** YOUR GOAL **
Restate the data word for word and leave the images out.

** DATA EXCERPT **
* * * * * * * * *

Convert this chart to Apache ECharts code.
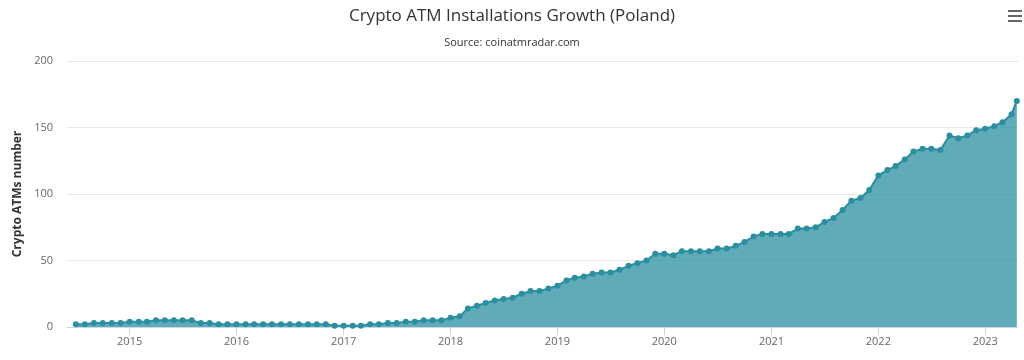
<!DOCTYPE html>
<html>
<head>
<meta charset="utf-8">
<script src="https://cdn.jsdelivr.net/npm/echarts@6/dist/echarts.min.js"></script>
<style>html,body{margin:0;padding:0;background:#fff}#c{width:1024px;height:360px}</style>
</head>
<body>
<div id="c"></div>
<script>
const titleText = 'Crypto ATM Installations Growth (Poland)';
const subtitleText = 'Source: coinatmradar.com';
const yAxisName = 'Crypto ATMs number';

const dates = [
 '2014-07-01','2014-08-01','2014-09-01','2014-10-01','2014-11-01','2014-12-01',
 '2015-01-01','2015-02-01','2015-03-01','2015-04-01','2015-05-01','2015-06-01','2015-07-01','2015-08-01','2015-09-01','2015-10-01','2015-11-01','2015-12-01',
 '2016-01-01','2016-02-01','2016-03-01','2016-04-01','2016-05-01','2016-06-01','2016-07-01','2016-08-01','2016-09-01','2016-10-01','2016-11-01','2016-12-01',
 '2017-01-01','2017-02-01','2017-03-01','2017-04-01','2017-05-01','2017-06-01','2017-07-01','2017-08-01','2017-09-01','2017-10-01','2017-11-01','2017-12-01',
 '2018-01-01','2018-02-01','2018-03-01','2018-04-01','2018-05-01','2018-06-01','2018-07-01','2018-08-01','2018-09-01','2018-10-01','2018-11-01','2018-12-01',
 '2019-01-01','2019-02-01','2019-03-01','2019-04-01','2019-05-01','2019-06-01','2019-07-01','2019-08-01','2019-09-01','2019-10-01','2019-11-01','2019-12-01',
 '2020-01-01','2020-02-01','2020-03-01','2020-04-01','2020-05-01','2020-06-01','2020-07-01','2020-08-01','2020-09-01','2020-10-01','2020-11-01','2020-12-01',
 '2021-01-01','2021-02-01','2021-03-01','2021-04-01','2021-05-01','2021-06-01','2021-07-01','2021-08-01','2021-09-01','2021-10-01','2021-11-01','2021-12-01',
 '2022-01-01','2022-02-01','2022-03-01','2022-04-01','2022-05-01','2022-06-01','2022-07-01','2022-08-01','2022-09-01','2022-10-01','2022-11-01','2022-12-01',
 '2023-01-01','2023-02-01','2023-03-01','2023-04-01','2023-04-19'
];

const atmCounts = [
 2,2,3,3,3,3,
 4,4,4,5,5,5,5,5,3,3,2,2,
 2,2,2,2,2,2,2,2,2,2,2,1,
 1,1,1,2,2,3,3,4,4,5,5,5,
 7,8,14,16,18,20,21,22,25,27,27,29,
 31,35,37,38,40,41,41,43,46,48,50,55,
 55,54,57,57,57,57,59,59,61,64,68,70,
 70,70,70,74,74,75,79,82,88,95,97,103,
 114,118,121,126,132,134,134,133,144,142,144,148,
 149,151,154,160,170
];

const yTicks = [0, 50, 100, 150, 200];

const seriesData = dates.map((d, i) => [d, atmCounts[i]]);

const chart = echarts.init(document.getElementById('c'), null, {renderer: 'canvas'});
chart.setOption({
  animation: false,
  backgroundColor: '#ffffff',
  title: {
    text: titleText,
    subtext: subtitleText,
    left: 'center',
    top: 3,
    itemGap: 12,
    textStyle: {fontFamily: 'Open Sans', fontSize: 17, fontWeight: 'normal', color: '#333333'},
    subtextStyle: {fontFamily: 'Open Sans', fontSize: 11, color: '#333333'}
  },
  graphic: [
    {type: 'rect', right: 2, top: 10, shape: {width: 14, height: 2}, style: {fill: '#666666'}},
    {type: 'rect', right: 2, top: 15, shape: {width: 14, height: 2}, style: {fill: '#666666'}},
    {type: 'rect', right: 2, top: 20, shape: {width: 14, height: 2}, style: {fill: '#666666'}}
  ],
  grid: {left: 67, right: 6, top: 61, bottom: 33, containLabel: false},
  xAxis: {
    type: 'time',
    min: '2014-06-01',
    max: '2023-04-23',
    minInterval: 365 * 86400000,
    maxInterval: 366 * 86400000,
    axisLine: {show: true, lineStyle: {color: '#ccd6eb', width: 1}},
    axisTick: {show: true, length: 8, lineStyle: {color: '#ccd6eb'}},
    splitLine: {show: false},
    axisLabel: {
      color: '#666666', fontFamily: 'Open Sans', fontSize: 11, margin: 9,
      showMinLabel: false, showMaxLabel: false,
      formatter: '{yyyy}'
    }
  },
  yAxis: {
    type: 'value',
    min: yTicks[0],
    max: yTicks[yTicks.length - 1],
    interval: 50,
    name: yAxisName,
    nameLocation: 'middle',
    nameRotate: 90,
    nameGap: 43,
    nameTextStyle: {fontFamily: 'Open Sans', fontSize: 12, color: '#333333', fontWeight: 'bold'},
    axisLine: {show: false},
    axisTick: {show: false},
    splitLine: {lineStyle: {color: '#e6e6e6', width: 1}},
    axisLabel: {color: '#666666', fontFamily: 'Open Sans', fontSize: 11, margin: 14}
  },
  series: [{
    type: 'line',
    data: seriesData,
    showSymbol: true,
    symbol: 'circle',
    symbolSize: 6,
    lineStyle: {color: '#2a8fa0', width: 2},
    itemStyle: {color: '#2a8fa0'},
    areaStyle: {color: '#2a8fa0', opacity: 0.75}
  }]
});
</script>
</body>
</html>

* * * * * * * * *

** SOLUTION **
Convert this chart to Apache ECharts code.
<!DOCTYPE html>
<html>
<head>
<meta charset="utf-8">
<script src="https://cdn.jsdelivr.net/npm/echarts@6/dist/echarts.min.js"></script>
<style>html,body{margin:0;padding:0;background:#fff}#c{width:1024px;height:360px}</style>
</head>
<body>
<div id="c"></div>
<script>
const titleText = 'Crypto ATM Installations Growth (Poland)';
const subtitleText = 'Source: coinatmradar.com';
const yAxisName = 'Crypto ATMs number';

const dates = [
 '2014-07-01','2014-08-01','2014-09-01','2014-10-01','2014-11-01','2014-12-01',
 '2015-01-01','2015-02-01','2015-03-01','2015-04-01','2015-05-01','2015-06-01','2015-07-01','2015-08-01','2015-09-01','2015-10-01','2015-11-01','2015-12-01',
 '2016-01-01','2016-02-01','2016-03-01','2016-04-01','2016-05-01','2016-06-01','2016-07-01','2016-08-01','2016-09-01','2016-10-01','2016-11-01','2016-12-01',
 '2017-01-01','2017-02-01','2017-03-01','2017-04-01','2017-05-01','2017-06-01','2017-07-01','2017-08-01','2017-09-01','2017-10-01','2017-11-01','2017-12-01',
 '2018-01-01','2018-02-01','2018-03-01','2018-04-01','2018-05-01','2018-06-01','2018-07-01','2018-08-01','2018-09-01','2018-10-01','2018-11-01','2018-12-01',
 '2019-01-01','2019-02-01','2019-03-01','2019-04-01','2019-05-01','2019-06-01','2019-07-01','2019-08-01','2019-09-01','2019-10-01','2019-11-01','2019-12-01',
 '2020-01-01','2020-02-01','2020-03-01','2020-04-01','2020-05-01','2020-06-01','2020-07-01','2020-08-01','2020-09-01','2020-10-01','2020-11-01','2020-12-01',
 '2021-01-01','2021-02-01','2021-03-01','2021-04-01','2021-05-01','2021-06-01','2021-07-01','2021-08-01','2021-09-01','2021-10-01','2021-11-01','2021-12-01',
 '2022-01-01','2022-02-01','2022-03-01','2022-04-01','2022-05-01','2022-06-01','2022-07-01','2022-08-01','2022-09-01','2022-10-01','2022-11-01','2022-12-01',
 '2023-01-01','2023-02-01','2023-03-01','2023-04-01','2023-04-19'
];

const atmCounts = [
 2,2,3,3,3,3,
 4,4,4,5,5,5,5,5,3,3,2,2,
 2,2,2,2,2,2,2,2,2,2,2,1,
 1,1,1,2,2,3,3,4,4,5,5,5,
 7,8,14,16,18,20,21,22,25,27,27,29,
 31,35,37,38,40,41,41,43,46,48,50,55,
 55,54,57,57,57,57,59,59,61,64,68,70,
 70,70,70,74,74,75,79,82,88,95,97,103,
 114,118,121,126,132,134,134,133,144,142,144,148,
 149,151,154,160,170
];

const yTicks = [0, 50, 100, 150, 200];

const seriesData = dates.map((d, i) => [d, atmCounts[i]]);

const chart = echarts.init(document.getElementById('c'), null, {renderer: 'canvas'});
chart.setOption({
  animation: false,
  backgroundColor: '#ffffff',
  title: {
    text: titleText,
    subtext: subtitleText,
    left: 'center',
    top: 3,
    itemGap: 12,
    textStyle: {fontFamily: 'Open Sans', fontSize: 17, fontWeight: 'normal', color: '#333333'},
    subtextStyle: {fontFamily: 'Open Sans', fontSize: 11, color: '#333333'}
  },
  graphic: [
    {type: 'rect', right: 2, top: 10, shape: {width: 14, height: 2}, style: {fill: '#666666'}},
    {type: 'rect', right: 2, top: 15, shape: {width: 14, height: 2}, style: {fill: '#666666'}},
    {type: 'rect', right: 2, top: 20, shape: {width: 14, height: 2}, style: {fill: '#666666'}}
  ],
  grid: {left: 67, right: 6, top: 61, bottom: 33, containLabel: false},
  xAxis: {
    type: 'time',
    min: '2014-06-01',
    max: '2023-04-23',
    minInterval: 365 * 86400000,
    maxInterval: 366 * 86400000,
    axisLine: {show: true, lineStyle: {color: '#ccd6eb', width: 1}},
    axisTick: {show: true, length: 8, lineStyle: {color: '#ccd6eb'}},
    splitLine: {show: false},
    axisLabel: {
      color: '#666666', fontFamily: 'Open Sans', fontSize: 11, margin: 9,
      showMinLabel: false, showMaxLabel: false,
      formatter: '{yyyy}'
    }
  },
  yAxis: {
    type: 'value',
    min: yTicks[0],
    max: yTicks[yTicks.length - 1],
    interval: 50,
    name: yAxisName,
    nameLocation: 'middle',
    nameRotate: 90,
    nameGap: 43,
    nameTextStyle: {fontFamily: 'Open Sans', fontSize: 12, color: '#333333', fontWeight: 'bold'},
    axisLine: {show: false},
    axisTick: {show: false},
    splitLine: {lineStyle: {color: '#e6e6e6', width: 1}},
    axisLabel: {color: '#666666', fontFamily: 'Open Sans', fontSize: 11, margin: 14}
  },
  series: [{
    type: 'line',
    data: seriesData,
    showSymbol: true,
    symbol: 'circle',
    symbolSize: 6,
    lineStyle: {color: '#2a8fa0', width: 2},
    itemStyle: {color: '#2a8fa0'},
    areaStyle: {color: '#2a8fa0', opacity: 0.75}
  }]
});
</script>
</body>
</html>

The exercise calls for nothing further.